Objections to Anarcho-Theocracy:
The Depravity of Man

“Government” is a monopoly of force. It is sometimes said that we need to give someone or some group this monopoly of force because all men are “depraved,” and will break out into chaos and lawlessness without the threat of government force hanging over them. Madison’s words in Federalist 51 are often cited against anarcho-capitalists: 

If men were angels we need not have a government.

The quote is proffered as though Madison were writing against anarchists or others who proposed to abolish the State. This is not the case. Madison was a product of his times, and simply assumed that there would always be a State. He was not arguing for increasing the powers of the State against those who were trying to eliminate the State; Madison was arguing for diminishing the powers of the State, and checking them, balancing them, so that they would not expand uncontrollably. Ironically, Madison’s overall point was not that the government can be trusted (as opposed to the depraved masses), or even that the government was a necessity, but the reverse: that “power corrupts,” and the People must fashion a government with sufficient checks and balances to oblige the government to control itself.

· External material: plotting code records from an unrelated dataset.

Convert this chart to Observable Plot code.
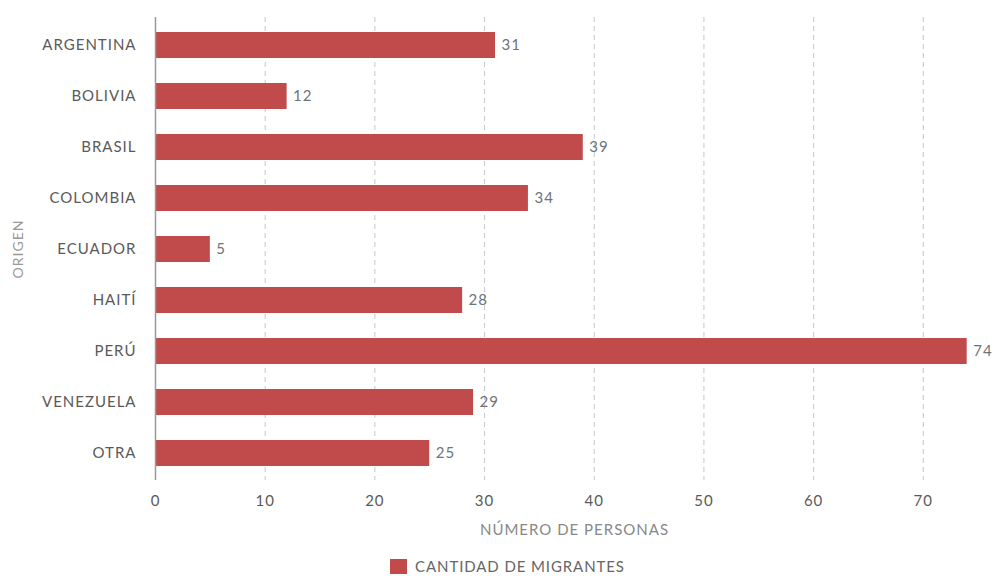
<!DOCTYPE html>
<html>
<head>
<meta charset="utf-8">
<script src="https://cdn.jsdelivr.net/npm/d3@7"></script>
<script src="https://cdn.jsdelivr.net/npm/@observablehq/plot@0.6"></script>
<style>
  html, body { margin: 0; padding: 0; background: #fff; }
  body { width: 995px; height: 576px; overflow: hidden; font-family: Lato, "Open Sans", sans-serif; }
  #chart svg text { letter-spacing: 1px; }
  #legend { display: flex; align-items: center; justify-content: center; gap: 8px; margin-top: 9px; margin-left: 20px;
    font-family: Lato, sans-serif; font-size: 15px; color: #666; letter-spacing: 0.9px; }
  #legend .sw { width: 17px; height: 15px; background: #c14b4b; }
</style>
</head>
<body>
<div id="chart"></div>
<div id="legend"><span class="sw"></span><span>CANTIDAD DE MIGRANTES</span></div>
<script>
const categories = ["ARGENTINA", "BOLIVIA", "BRASIL", "COLOMBIA", "ECUADOR", "HAITÍ", "PERÚ", "VENEZUELA", "OTRA"];
const values = [31, 12, 39, 34, 5, 28, 74, 29, 25];
const xTicks = [0, 10, 20, 30, 40, 50, 60, 70];
const seriesName = "CANTIDAD DE MIGRANTES";
const xLabel = "NÚMERO DE PERSONAS";
const yLabel = "ORIGEN";

const data = categories.map((c, i) => ({origen: c, valor: values[i]}));

const chart = Plot.plot({
  width: 995,
  height: 548,
  marginTop: 17,
  marginBottom: 68,
  marginLeft: 155,
  marginRight: 2,
  style: {fontFamily: "Lato, sans-serif", background: "#fff"},
  x: {domain: [0, 76.4], ticks: xTicks},
  y: {domain: categories, paddingInner: 0.5, paddingOuter: 0.25},
  marks: [
    Plot.gridX(xTicks.filter(d => d > 0), {stroke: "#c4c8cc", strokeOpacity: 1, strokeDasharray: "5,4", strokeWidth: 1}),
    Plot.barX(data, {x: "valor", y: "origen", fill: "#c14b4b"}),
    Plot.text(data, {x: "valor", y: "origen", text: d => String(d.valor), textAnchor: "start", dx: 6, fill: "#6e7378", fontSize: 15}),
    Plot.axisY({tickSize: 0, tickPadding: 19, fontSize: 15, color: "#5a5a5a", label: null}),
    Plot.axisX({ticks: xTicks, tickSize: 0, tickPadding: 15, fontSize: 15, color: "#5a5a5a", label: null}),
    Plot.ruleX([0], {stroke: "#999", strokeWidth: 1.5}),
    Plot.ruleY([0], {stroke: "#999", strokeWidth: 1.5, x1: 0, x2: 76.4}),
    Plot.text([xLabel], {frameAnchor: "bottom", dy: 54, fill: "#888", fontSize: 15}),
    Plot.text([yLabel], {frameAnchor: "left", textAnchor: "middle", dx: -137, rotate: -90, fill: "#999", fontSize: 14})
  ]
});
document.getElementById("chart").appendChild(chart);
</script>
</body>
</html>
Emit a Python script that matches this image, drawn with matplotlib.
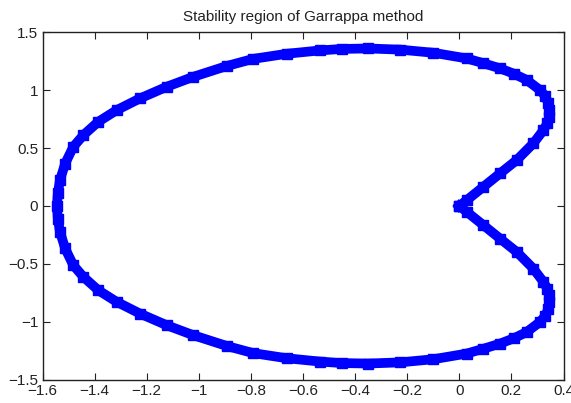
import matplotlib
matplotlib.use("Agg")
import matplotlib.pyplot as plt

plt.rcParams['font.family'] = ['Liberation Sans', 'DejaVu Sans']

# boundary points (cusp -> upper arc -> left -> lower arc -> cusp)
x_upper = [0.0, 0.028, 0.092, 0.156, 0.220, 0.284, 0.323, 0.338, 0.346, 0.346, 0.342,
           0.330, 0.310, 0.259, 0.210, 0.156, 0.090, 0.028, -0.100, -0.228, -0.350,
           -0.450, -0.535, -0.663, -0.791, -0.893, -1.021, -1.123, -1.226, -1.315,
           -1.386, -1.443, -1.482, -1.513, -1.533, -1.541, -1.545]
y_upper = [0.0, 0.049, 0.165, 0.281, 0.396, 0.541, 0.656, 0.715, 0.771, 0.830, 0.887,
           0.950, 1.002, 1.089, 1.143, 1.190, 1.236, 1.276, 1.325, 1.352, 1.362,
           1.358, 1.345, 1.316, 1.272, 1.210, 1.117, 1.031, 0.930, 0.829,
           0.728, 0.613, 0.511, 0.367, 0.223, 0.110, 0.0]
x_lower = [-1.541, -1.533, -1.513, -1.482, -1.443, -1.386, -1.315, -1.226, -1.123, -1.021,
           -0.893, -0.791, -0.663, -0.535, -0.450, -0.350, -0.228, -0.100, 0.028, 0.090,
           0.156, 0.210, 0.259, 0.310, 0.330, 0.342, 0.346, 0.346, 0.338, 0.323, 0.284,
           0.220, 0.156, 0.092, 0.028, 0.0]
y_lower = [-0.110, -0.223, -0.367, -0.511, -0.613, -0.728, -0.829, -0.930, -1.031, -1.117,
           -1.210, -1.272, -1.316, -1.345, -1.358, -1.362, -1.352, -1.325, -1.276, -1.236,
           -1.190, -1.143, -1.089, -1.002, -0.950, -0.887, -0.830, -0.771, -0.715, -0.656, -0.541,
           -0.396, -0.281, -0.165, -0.049, 0.0]

xticks = [-1.6, -1.4, -1.2, -1.0, -0.8, -0.6, -0.4, -0.2, 0.0, 0.2, 0.4]
xtick_labels = ['\u22121.6', '\u22121.4', '\u22121.2', '\u22121', '\u22120.8', '\u22120.6',
                '\u22120.4', '\u22120.2', '0', '0.2', '0.4']
yticks = [-1.5, -1.0, -0.5, 0.0, 0.5, 1.0, 1.5]
ytick_labels = ['\u22121.5', '\u22121', '\u22120.5', '0', '0.5', '1', '1.5']
title = 'Stability region of Garrappa method'

xs = x_upper + x_lower
ys = y_upper + y_lower

fig = plt.figure(figsize=(5.71, 4.03), dpi=100)
ax = fig.add_axes([42.5 / 571, 1 - 379.5 / 403, 521 / 571, 347 / 403])
ax.plot(xs, ys, color='#0000ff', linewidth=7, marker='s', markersize=6.5,
        markeredgewidth=1.0, solid_joinstyle='round')
ax.set_xlim(-1.6, 0.4)
ax.set_ylim(-1.5, 1.5)
ax.set_xticks(xticks)
ax.set_xticklabels(xtick_labels)
ax.set_yticks(yticks)
ax.set_yticklabels(ytick_labels)
ax.tick_params(direction='in', top=True, right=True, length=5, width=0.8,
               labelsize=11, pad=3, colors='#222222', labelcolor='#222222')
for s in ax.spines.values():
    s.set_linewidth(1.0)
    s.set_color('#222222')
ax.set_title(title, fontsize=11, pad=8, color='#222222')
fig.savefig('out.png', dpi=100)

In short, Madison is saying in context, if men were angels we could trust the government; no checks and balances would be necessary.

A dependence on the people is, no doubt, the primary control on the government; but experience has taught mankind the necessity of auxiliary precautions.

Jefferson emphasized this same idea in his First Inaugural Address (1801):

Sometimes it is said that man cannot be trusted with the government of himself. Can he, then, be trusted with the government of others? Or have we found angels in the forms of kings to govern him? Let history answer this question. [Bergh 3:320]

The Calvinist-sounding doctrine of “the depravity of man” is our presupposition. No man or men can be trusted with a monopoly of institutionalized force.

The State is without equal. The State can destroy any foe, and in a nuclear age, the State can destroy the planet. The State today is a monopoly of undreamed of violence. Updating Madison, Anarcho-capitalists are quick to respond:

If men are devils we dare not have a government.

But without a State to control the people, won’t the masses break out into lawlessness and violence?

They are more likely to do so if the society officially and publicly legitimizes force, which is what society does when it creates the State, which then models violence as an ethically legitimate response to the frustrations of life.

The Founding Fathers were virtually unanimous in their belief that the State was dangerous and could not inculcate virtue and self-control: this was the job of religion. The more we fear crime, the more we should strengthen those institutions of Gospel morality, and denounce the State, the Mafia, and all others who initiate force or violence.